##### Provided information

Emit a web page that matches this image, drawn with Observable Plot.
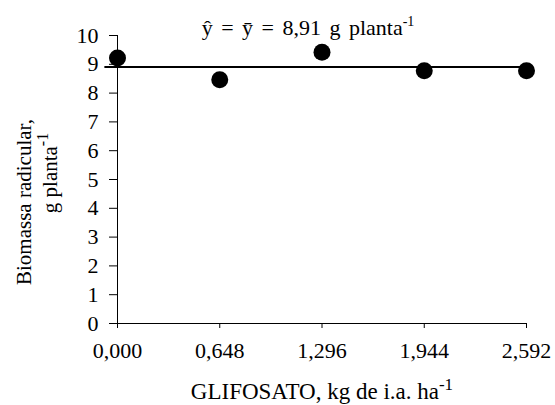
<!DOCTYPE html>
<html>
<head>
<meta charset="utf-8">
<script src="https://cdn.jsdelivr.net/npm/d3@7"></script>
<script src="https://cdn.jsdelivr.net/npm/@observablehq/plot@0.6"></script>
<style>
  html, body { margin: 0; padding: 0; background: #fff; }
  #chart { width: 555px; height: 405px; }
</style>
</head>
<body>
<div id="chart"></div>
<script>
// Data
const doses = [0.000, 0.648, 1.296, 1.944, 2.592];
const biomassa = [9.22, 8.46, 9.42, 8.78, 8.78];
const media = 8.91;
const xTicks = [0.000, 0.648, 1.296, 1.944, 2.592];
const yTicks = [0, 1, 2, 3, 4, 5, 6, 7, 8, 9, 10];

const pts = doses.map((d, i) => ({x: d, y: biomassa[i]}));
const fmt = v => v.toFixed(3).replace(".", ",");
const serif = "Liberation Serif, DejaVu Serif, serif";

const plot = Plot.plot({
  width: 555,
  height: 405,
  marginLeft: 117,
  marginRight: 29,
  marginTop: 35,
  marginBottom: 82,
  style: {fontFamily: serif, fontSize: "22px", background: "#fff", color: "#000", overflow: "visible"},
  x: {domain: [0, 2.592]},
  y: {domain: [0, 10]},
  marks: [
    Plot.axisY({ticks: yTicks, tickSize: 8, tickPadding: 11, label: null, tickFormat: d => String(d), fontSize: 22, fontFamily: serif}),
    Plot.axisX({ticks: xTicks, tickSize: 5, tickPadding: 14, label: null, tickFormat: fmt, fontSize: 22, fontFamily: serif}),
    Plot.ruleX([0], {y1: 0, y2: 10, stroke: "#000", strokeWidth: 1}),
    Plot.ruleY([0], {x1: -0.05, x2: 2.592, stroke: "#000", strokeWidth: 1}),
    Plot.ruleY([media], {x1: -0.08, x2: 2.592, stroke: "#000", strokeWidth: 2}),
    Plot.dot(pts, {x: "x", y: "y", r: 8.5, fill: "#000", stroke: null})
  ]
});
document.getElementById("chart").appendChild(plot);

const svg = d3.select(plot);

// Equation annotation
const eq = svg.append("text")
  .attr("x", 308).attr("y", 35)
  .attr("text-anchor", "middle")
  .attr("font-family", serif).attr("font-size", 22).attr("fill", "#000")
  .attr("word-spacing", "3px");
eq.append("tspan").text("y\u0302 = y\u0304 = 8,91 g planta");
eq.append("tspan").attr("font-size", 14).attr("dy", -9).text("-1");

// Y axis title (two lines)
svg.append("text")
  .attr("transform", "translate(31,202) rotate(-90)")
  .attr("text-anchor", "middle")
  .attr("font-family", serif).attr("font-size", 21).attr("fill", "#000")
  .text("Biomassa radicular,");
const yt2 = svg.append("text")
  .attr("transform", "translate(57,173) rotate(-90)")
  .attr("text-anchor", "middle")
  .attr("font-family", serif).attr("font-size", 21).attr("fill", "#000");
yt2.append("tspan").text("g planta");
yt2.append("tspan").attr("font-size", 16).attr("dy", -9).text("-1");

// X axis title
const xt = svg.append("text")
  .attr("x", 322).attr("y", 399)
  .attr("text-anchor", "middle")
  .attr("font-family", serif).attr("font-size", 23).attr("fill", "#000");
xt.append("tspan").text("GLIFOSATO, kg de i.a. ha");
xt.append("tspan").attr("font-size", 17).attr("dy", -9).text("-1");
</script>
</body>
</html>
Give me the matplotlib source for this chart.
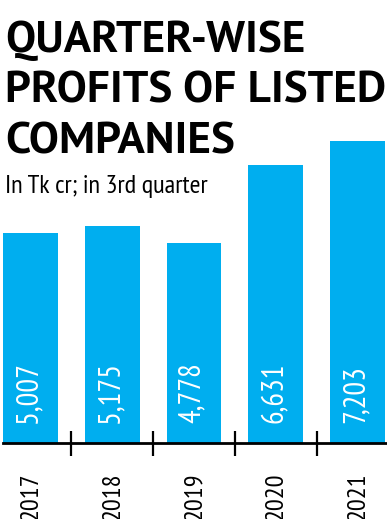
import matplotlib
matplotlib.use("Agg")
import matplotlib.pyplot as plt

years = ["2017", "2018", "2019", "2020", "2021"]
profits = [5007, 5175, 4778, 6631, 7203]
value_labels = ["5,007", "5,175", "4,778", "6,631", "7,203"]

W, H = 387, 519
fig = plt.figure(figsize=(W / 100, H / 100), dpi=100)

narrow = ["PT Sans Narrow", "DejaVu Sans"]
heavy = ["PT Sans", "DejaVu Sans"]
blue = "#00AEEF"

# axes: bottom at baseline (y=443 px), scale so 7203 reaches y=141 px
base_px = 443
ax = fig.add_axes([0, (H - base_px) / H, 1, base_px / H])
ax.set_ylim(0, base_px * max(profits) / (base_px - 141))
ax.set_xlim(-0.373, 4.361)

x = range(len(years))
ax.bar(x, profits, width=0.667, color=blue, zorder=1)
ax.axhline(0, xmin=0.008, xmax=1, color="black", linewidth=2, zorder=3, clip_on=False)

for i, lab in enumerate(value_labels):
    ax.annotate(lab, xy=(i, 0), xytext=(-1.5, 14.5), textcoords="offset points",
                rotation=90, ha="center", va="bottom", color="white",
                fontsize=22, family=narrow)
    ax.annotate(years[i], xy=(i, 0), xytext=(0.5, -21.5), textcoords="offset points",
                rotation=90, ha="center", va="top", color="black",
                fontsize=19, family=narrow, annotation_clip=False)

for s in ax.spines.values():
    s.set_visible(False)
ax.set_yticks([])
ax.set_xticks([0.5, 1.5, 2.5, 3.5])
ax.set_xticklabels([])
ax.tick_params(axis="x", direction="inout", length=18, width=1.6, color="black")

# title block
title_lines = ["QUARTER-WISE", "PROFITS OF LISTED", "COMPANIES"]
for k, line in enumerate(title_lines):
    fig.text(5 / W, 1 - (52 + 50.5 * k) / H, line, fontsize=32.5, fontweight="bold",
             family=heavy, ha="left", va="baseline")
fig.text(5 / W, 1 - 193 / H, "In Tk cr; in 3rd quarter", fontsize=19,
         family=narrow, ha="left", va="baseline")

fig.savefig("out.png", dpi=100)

##########

Count how many lines contain "matplotlib" and give only that count.

— The reply —
4